Os profetas falam pouco do espírito, porque é a sua intimidade, de que são tabernáculo secreto. Mas, quando conseguem dar palavras àquele habitante do seu coração, dão-nos os poemas mais belos: “Uma vez mais virá sobre nós o espírito do alto. Então o deserto se converterá em pomar, e o pomar será como uma floresta. Na terra, agora deserta, habitará o direito, e a justiça no pomar. A paz será obra da justiça, e o fruto da justiça será a tranquilidade e a segurança para sempre” (32, 15-17). Só quando aquele sopro espiritual, que o profeta recebeu dentro de si como dote da sua vocação, se tornar a respiração do povo, quando não houver apenas a voz do coração de poucos, mas descer do alto e encher a terra, então a justiça, a liberdade, a felicidade, a paz serão a condição estável da humanidade e de toda a criação. Um dia ainda muito distante, mas a experiência interior do profeta é garantia do advento daquele dia de bem-aventurança cósmica: “Bem-aventurados vós, que semeais à beira da água, e deixais o boi e o asno em liberdade” (32, 20).

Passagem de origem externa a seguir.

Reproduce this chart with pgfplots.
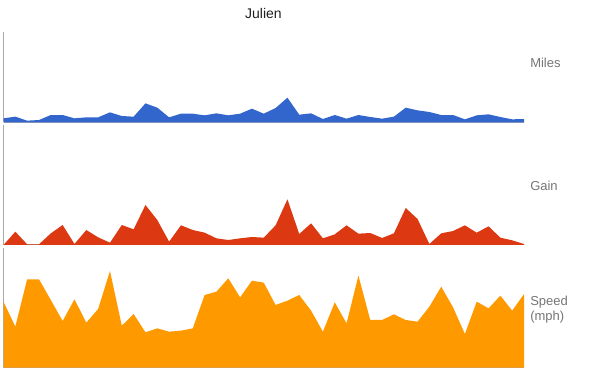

Uma bem-aventurança que incluirá o trabalho humano e a nossa relação com os animais. Isaías, dando voz à alma bíblica mais profunda, está consciente que a subordinação dos animais aos nossos jugos é uma condição imperfeita, devida à natureza da terra, do trabalho e do coração dos homens. Muito raros são os campos fertilizados pela generosidade do lodo do Nilo e dos grandes rios da Babilónia. Em todos os outros, o trigo chega através do suor da testa, do trabalho dos escravos e da subjugação dos animais. Nos campos fora do Éden, o fruto da terra não nasce, geralmente, da amizade operativa e da reciprocidade espontânea entre Adão, o solo e os animais. O jumento que se torna instrumento de produção não é a vocação do onagro que corre livre sobre os montes; o jugo dos bois não pode ser a sua primeira ou única vida: não estão no mundo apenas para o nosso serviço. Têm valor em si mesmos: são uma ‘coisa boa’, chegada à terra antes de nós, para fazer companhia ao seu criador. Nenhuma criatura tem dignidade se apenas é funcional para o homem. E nem as costas curvas e dobradas pelo trabalho nem, muito menos, as dos escravos que libertam dos trabalhos os seus senhores, podem ser o destino da terra. É esta a grande mensagem do Shabbat, que não é um oásis livre num mundo de homens e animais escravos, mas sinal e profecia da nossa vocação mais verdadeira. Isaías sabe-o, diz-no-lo, recorda-no-lo e convida-nos a construir dias que estejam cada vez mais próximos do seu Sábado. Hoje, temos todos os recursos e toda a tecnologia para endireitar as costas dos trabalhadores, para libertar os escravos, para deixar em ‘liberdade bois e jumentos’ mas, pelo contrário, as costas estão cada vez mais curvadas, os escravos aumentam, os animais ainda são explorados ou, erro não menos grave, idolatrados. A tecnologia, em vez de nos libertar das antigas escravidões, arrisca escravizar-nos a máquinas cada vez mais donas da nossa alma, do nosso tempo, das nossas relações, devoradoras do nosso silêncio. E, do coração dos nossos dias, a Bíblia continua a recordar-nos que “no princípio não era assim’, e que, por isso, ‘virá um dia’ em que já não será assim. Os profetas estão seguros disso. Nós podemos, pelo menos, esperá-lo, na espera ativa daquele dia, quando o ‘espírito descer do alto’. E, no tempo que medeia entre o ‘nosso dia’ e ‘aquele dia’, podemos reconhecer a voz do espírito na boca dos profetas.
Isaías tinha começado o seu livro contrapondo a rebelião e a desobediência do povo à docilidade e à mansidão dos bois e dos jumentos (“O boi conhece o seu dono, e o jumento, o estábulo”: 1, 3). Todo o seu livro está povoado de animais, protagonistas dos seus versículos mais belos. Agora, depois do lamento sobre as cidades destruídas, o apocalipse, os cânticos da sentinela e da pedra rejeitada, eis que voltam estes dois animais. Dois animais dóceis, que a tradição cristã quis colocar como companheiros da noite mais bonita da história. Mas não os quis ligar a um jugo, nem colocou uma carga em cima deles. Apresentou-os em repouso, junto de uma manjedoura, os quais, respirando, davam o seu sopro (ruah) quente a um recém-nascido e à sua mãe. Naquela gruta, está toda a Bíblia, estava Isaías com a sua promessa de um outro dia, de um outro trabalho, de uma outra relação com a criação, finalmente fraterna. Louvado sejas.